--- BEGIN Supplied entries ---

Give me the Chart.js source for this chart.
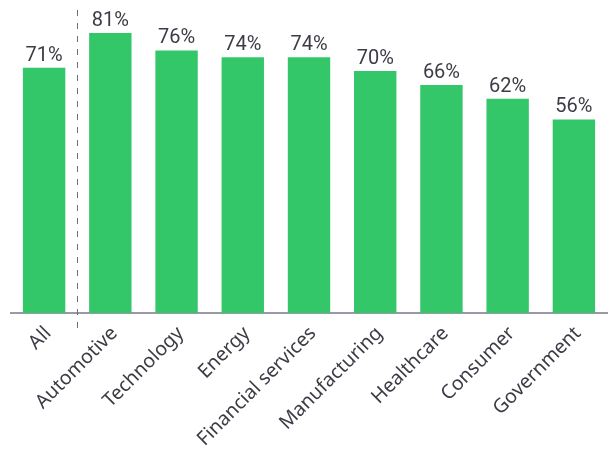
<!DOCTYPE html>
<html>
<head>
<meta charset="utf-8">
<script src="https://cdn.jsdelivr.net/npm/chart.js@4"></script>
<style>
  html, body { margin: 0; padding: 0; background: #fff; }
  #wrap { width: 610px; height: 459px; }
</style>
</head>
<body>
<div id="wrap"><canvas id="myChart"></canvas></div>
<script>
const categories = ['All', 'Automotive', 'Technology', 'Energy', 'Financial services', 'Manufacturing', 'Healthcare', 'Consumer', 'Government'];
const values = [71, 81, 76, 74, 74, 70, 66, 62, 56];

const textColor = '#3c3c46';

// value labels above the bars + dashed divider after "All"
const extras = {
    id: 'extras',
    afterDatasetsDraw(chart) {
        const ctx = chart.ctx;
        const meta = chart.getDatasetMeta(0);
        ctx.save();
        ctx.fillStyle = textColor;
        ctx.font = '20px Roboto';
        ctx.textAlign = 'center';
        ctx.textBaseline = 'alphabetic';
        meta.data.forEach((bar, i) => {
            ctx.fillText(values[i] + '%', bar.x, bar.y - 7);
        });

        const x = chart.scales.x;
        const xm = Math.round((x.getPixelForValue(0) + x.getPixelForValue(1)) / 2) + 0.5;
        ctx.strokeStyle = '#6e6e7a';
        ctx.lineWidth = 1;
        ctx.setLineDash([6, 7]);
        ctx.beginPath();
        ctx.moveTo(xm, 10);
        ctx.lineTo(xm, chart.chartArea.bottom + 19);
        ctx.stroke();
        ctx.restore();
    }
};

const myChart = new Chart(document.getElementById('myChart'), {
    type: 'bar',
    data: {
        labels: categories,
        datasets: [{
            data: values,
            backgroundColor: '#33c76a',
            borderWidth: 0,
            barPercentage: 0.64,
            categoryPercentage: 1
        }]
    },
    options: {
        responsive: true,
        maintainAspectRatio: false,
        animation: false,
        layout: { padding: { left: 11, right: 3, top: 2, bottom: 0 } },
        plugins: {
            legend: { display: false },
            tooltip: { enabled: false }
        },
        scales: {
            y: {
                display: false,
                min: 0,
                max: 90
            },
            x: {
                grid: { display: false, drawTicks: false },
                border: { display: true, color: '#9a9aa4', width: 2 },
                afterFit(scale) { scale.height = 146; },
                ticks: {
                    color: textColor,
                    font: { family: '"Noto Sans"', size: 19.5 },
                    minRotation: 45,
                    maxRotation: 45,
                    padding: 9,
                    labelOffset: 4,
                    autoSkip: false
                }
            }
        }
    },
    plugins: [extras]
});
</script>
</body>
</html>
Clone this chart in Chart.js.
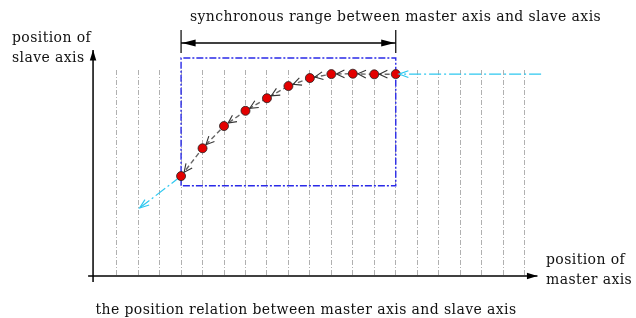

--- END Supplied entries ---

» Directions: Return all of the entries exactly as written, but drop any pictures they hold.

» Reply to the task:
Give me the Chart.js source for this chart.
<!DOCTYPE html>
<html>
<head>
<meta charset="utf-8">
<script src="https://cdn.jsdelivr.net/npm/chart.js@4"></script>
<style>
  html, body { margin: 0; padding: 0; background: #fff; }
  #wrap { width: 610px; height: 459px; }
</style>
</head>
<body>
<div id="wrap"><canvas id="myChart"></canvas></div>
<script>
const categories = ['All', 'Automotive', 'Technology', 'Energy', 'Financial services', 'Manufacturing', 'Healthcare', 'Consumer', 'Government'];
const values = [71, 81, 76, 74, 74, 70, 66, 62, 56];

const textColor = '#3c3c46';

// value labels above the bars + dashed divider after "All"
const extras = {
    id: 'extras',
    afterDatasetsDraw(chart) {
        const ctx = chart.ctx;
        const meta = chart.getDatasetMeta(0);
        ctx.save();
        ctx.fillStyle = textColor;
        ctx.font = '20px Roboto';
        ctx.textAlign = 'center';
        ctx.textBaseline = 'alphabetic';
        meta.data.forEach((bar, i) => {
            ctx.fillText(values[i] + '%', bar.x, bar.y - 7);
        });

        const x = chart.scales.x;
        const xm = Math.round((x.getPixelForValue(0) + x.getPixelForValue(1)) / 2) + 0.5;
        ctx.strokeStyle = '#6e6e7a';
        ctx.lineWidth = 1;
        ctx.setLineDash([6, 7]);
        ctx.beginPath();
        ctx.moveTo(xm, 10);
        ctx.lineTo(xm, chart.chartArea.bottom + 19);
        ctx.stroke();
        ctx.restore();
    }
};

const myChart = new Chart(document.getElementById('myChart'), {
    type: 'bar',
    data: {
        labels: categories,
        datasets: [{
            data: values,
            backgroundColor: '#33c76a',
            borderWidth: 0,
            barPercentage: 0.64,
            categoryPercentage: 1
        }]
    },
    options: {
        responsive: true,
        maintainAspectRatio: false,
        animation: false,
        layout: { padding: { left: 11, right: 3, top: 2, bottom: 0 } },
        plugins: {
            legend: { display: false },
            tooltip: { enabled: false }
        },
        scales: {
            y: {
                display: false,
                min: 0,
                max: 90
            },
            x: {
                grid: { display: false, drawTicks: false },
                border: { display: true, color: '#9a9aa4', width: 2 },
                afterFit(scale) { scale.height = 146; },
                ticks: {
                    color: textColor,
                    font: { family: '"Noto Sans"', size: 19.5 },
                    minRotation: 45,
                    maxRotation: 45,
                    padding: 9,
                    labelOffset: 4,
                    autoSkip: false
                }
            }
        }
    },
    plugins: [extras]
});
</script>
</body>
</html>
Clone this chart in Chart.js.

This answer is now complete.